**What to do**
Do not copy the pictures; transcribe all other material exactly.

**Given data**
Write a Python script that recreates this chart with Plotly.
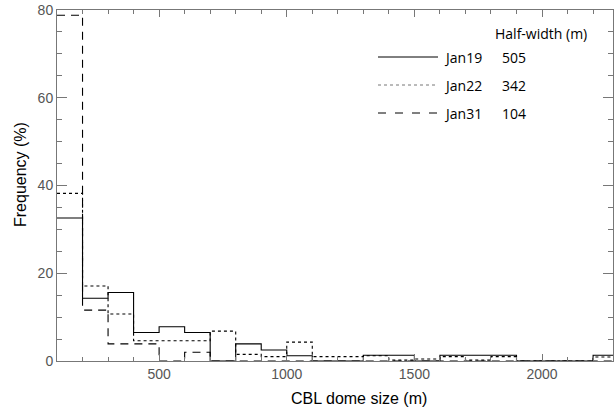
import plotly.graph_objects as go

# Bin edges (m): 100-200, 200-300, ..., 2200-2300
bin_left = [100, 200, 300, 400, 500, 600, 700, 800, 900, 1000, 1100,
            1200, 1300, 1400, 1500, 1600, 1700, 1800, 1900, 2000, 2100, 2200]
bin_width = 100

jan19 = [32.6, 14.3, 15.6, 6.5, 7.8, 6.5, 0.0, 3.9, 2.5, 1.2, 0.0,
         0.0, 1.3, 1.3, 0.0, 1.3, 1.3, 1.3, 0.0, 0.0, 0.0, 1.3]
jan22 = [38.2, 17.1, 10.7, 4.6, 4.6, 4.6, 6.8, 1.5, 1.0, 4.3, 1.0,
         1.0, 1.2, 0.2, 0.45, 1.0, 0.2, 1.0, 0.0, 0.0, 0.0, 0.9]
jan31 = [78.8, 11.6, 3.9, 3.9, 0.0, 2.0, 0.0, 0.0, 0.0, 0.0, 0.0,
         0.0, 0.0, 0.0, 0.0, 0.0, 0.0, 0.0, 0.0, 0.0, 0.0, 0.0]

series_names = ["Jan19", "Jan22", "Jan31"]
half_widths = ["505", "342", "104"]
dashes = ["solid", "dot", "8px,6px"]

x_ticks = [500, 1000, 1500, 2000]
y_ticks = [0, 20, 40, 60, 80]

fig = go.Figure()
edges = bin_left + [bin_left[-1] + bin_width]
for vals, name, dash in zip([jan19, jan22, jan31], series_names, dashes):
    fig.add_trace(go.Scatter(
        x=edges, y=vals + [vals[-1]], mode="lines", line_shape="hv",
        line=dict(color="black", width=1.1, dash=dash),
        name=name, showlegend=False, hoverinfo="skip"))

tickfont = dict(family="Liberation Sans, Arial, sans-serif", size=14, color="#555555")
titlefont = dict(family="Liberation Sans, Arial, sans-serif", size=16, color="black")
axcol = "#777777"

fig.update_xaxes(range=[100, 2278], showgrid=False, zeroline=False,
                 showline=True, linecolor=axcol, linewidth=1, mirror="ticks",
                 ticks="inside", ticklen=7, tickcolor=axcol, tickwidth=1,
                 tickvals=x_ticks, tickfont=tickfont,
                 minor=dict(dtick=100, tick0=0, ticks="inside", ticklen=4,
                            tickcolor=axcol, tickwidth=1))
fig.update_yaxes(range=[0, 80], showgrid=False, zeroline=False,
                 showline=True, linecolor=axcol, linewidth=1, mirror="ticks",
                 ticks="inside", ticklen=10, tickcolor=axcol, tickwidth=1,
                 tickvals=y_ticks, tickfont=tickfont,
                 minor=dict(dtick=5, ticks="inside", ticklen=5,
                            tickcolor=axcol, tickwidth=1))

W, H = 614, 407
L, R, T, B = 57, 1, 10, 46
pw, ph = W - L - R, H - T - B

def px(xpix):
    return (xpix - L) / pw

def py(ypix):
    return (H - B - ypix) / ph

# Axis titles
fig.add_annotation(x=px(359), y=py(398), xref="paper", yref="paper",
                   text="CBL dome size (m)", showarrow=False,
                   xanchor="center", yanchor="middle", font=titlefont)
fig.add_annotation(x=px(20), y=py(175), xref="paper", yref="paper",
                   text="Frequency (%)", showarrow=False, textangle=-90,
                   xanchor="center", yanchor="middle", font=titlefont)

# Legend drawn as annotations + line samples (paper coordinates)
legfont = dict(family="Open Sans, sans-serif", size=14, color="black")
fig.add_annotation(x=px(493), y=py(34), xref="paper", yref="paper",
                   text="Half-width (m)", showarrow=False, xanchor="left",
                   yanchor="middle", font=legfont)
rows_y = [57, 85, 113]
leg_dash = ["solid", "dot", "8px,9px"]
leg_col = ["black", "#777777", "black"]
for name, hw, dash, col, yy in zip(series_names, half_widths, leg_dash, leg_col, rows_y):
    fig.add_shape(type="line", xref="paper", yref="paper",
                  x0=px(378), x1=px(438), y0=py(yy), y1=py(yy),
                  line=dict(color=col, width=1, dash=dash))
    fig.add_annotation(x=px(442), y=py(yy), xref="paper", yref="paper",
                       text=name, showarrow=False, xanchor="left",
                       yanchor="middle", font=legfont)
    fig.add_annotation(x=px(500), y=py(yy), xref="paper", yref="paper",
                       text=hw, showarrow=False, xanchor="left",
                       yanchor="middle", font=legfont)

fig.update_layout(width=W, height=H, margin=dict(l=L, r=R, t=T, b=B),
                  plot_bgcolor="white", paper_bgcolor="white")

fig.write_html("out.html")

**Expected output**
Write a Python script that recreates this chart with Plotly.
import plotly.graph_objects as go

# Bin edges (m): 100-200, 200-300, ..., 2200-2300
bin_left = [100, 200, 300, 400, 500, 600, 700, 800, 900, 1000, 1100,
            1200, 1300, 1400, 1500, 1600, 1700, 1800, 1900, 2000, 2100, 2200]
bin_width = 100

jan19 = [32.6, 14.3, 15.6, 6.5, 7.8, 6.5, 0.0, 3.9, 2.5, 1.2, 0.0,
         0.0, 1.3, 1.3, 0.0, 1.3, 1.3, 1.3, 0.0, 0.0, 0.0, 1.3]
jan22 = [38.2, 17.1, 10.7, 4.6, 4.6, 4.6, 6.8, 1.5, 1.0, 4.3, 1.0,
         1.0, 1.2, 0.2, 0.45, 1.0, 0.2, 1.0, 0.0, 0.0, 0.0, 0.9]
jan31 = [78.8, 11.6, 3.9, 3.9, 0.0, 2.0, 0.0, 0.0, 0.0, 0.0, 0.0,
         0.0, 0.0, 0.0, 0.0, 0.0, 0.0, 0.0, 0.0, 0.0, 0.0, 0.0]

series_names = ["Jan19", "Jan22", "Jan31"]
half_widths = ["505", "342", "104"]
dashes = ["solid", "dot", "8px,6px"]

x_ticks = [500, 1000, 1500, 2000]
y_ticks = [0, 20, 40, 60, 80]

fig = go.Figure()
edges = bin_left + [bin_left[-1] + bin_width]
for vals, name, dash in zip([jan19, jan22, jan31], series_names, dashes):
    fig.add_trace(go.Scatter(
        x=edges, y=vals + [vals[-1]], mode="lines", line_shape="hv",
        line=dict(color="black", width=1.1, dash=dash),
        name=name, showlegend=False, hoverinfo="skip"))

tickfont = dict(family="Liberation Sans, Arial, sans-serif", size=14, color="#555555")
titlefont = dict(family="Liberation Sans, Arial, sans-serif", size=16, color="black")
axcol = "#777777"

fig.update_xaxes(range=[100, 2278], showgrid=False, zeroline=False,
                 showline=True, linecolor=axcol, linewidth=1, mirror="ticks",
                 ticks="inside", ticklen=7, tickcolor=axcol, tickwidth=1,
                 tickvals=x_ticks, tickfont=tickfont,
                 minor=dict(dtick=100, tick0=0, ticks="inside", ticklen=4,
                            tickcolor=axcol, tickwidth=1))
fig.update_yaxes(range=[0, 80], showgrid=False, zeroline=False,
                 showline=True, linecolor=axcol, linewidth=1, mirror="ticks",
                 ticks="inside", ticklen=10, tickcolor=axcol, tickwidth=1,
                 tickvals=y_ticks, tickfont=tickfont,
                 minor=dict(dtick=5, ticks="inside", ticklen=5,
                            tickcolor=axcol, tickwidth=1))

W, H = 614, 407
L, R, T, B = 57, 1, 10, 46
pw, ph = W - L - R, H - T - B

def px(xpix):
    return (xpix - L) / pw

def py(ypix):
    return (H - B - ypix) / ph

# Axis titles
fig.add_annotation(x=px(359), y=py(398), xref="paper", yref="paper",
                   text="CBL dome size (m)", showarrow=False,
                   xanchor="center", yanchor="middle", font=titlefont)
fig.add_annotation(x=px(20), y=py(175), xref="paper", yref="paper",
                   text="Frequency (%)", showarrow=False, textangle=-90,
                   xanchor="center", yanchor="middle", font=titlefont)

# Legend drawn as annotations + line samples (paper coordinates)
legfont = dict(family="Open Sans, sans-serif", size=14, color="black")
fig.add_annotation(x=px(493), y=py(34), xref="paper", yref="paper",
                   text="Half-width (m)", showarrow=False, xanchor="left",
                   yanchor="middle", font=legfont)
rows_y = [57, 85, 113]
leg_dash = ["solid", "dot", "8px,9px"]
leg_col = ["black", "#777777", "black"]
for name, hw, dash, col, yy in zip(series_names, half_widths, leg_dash, leg_col, rows_y):
    fig.add_shape(type="line", xref="paper", yref="paper",
                  x0=px(378), x1=px(438), y0=py(yy), y1=py(yy),
                  line=dict(color=col, width=1, dash=dash))
    fig.add_annotation(x=px(442), y=py(yy), xref="paper", yref="paper",
                       text=name, showarrow=False, xanchor="left",
                       yanchor="middle", font=legfont)
    fig.add_annotation(x=px(500), y=py(yy), xref="paper", yref="paper",
                       text=hw, showarrow=False, xanchor="left",
                       yanchor="middle", font=legfont)

fig.update_layout(width=W, height=H, margin=dict(l=L, r=R, t=T, b=B),
                  plot_bgcolor="white", paper_bgcolor="white")

fig.write_html("out.html")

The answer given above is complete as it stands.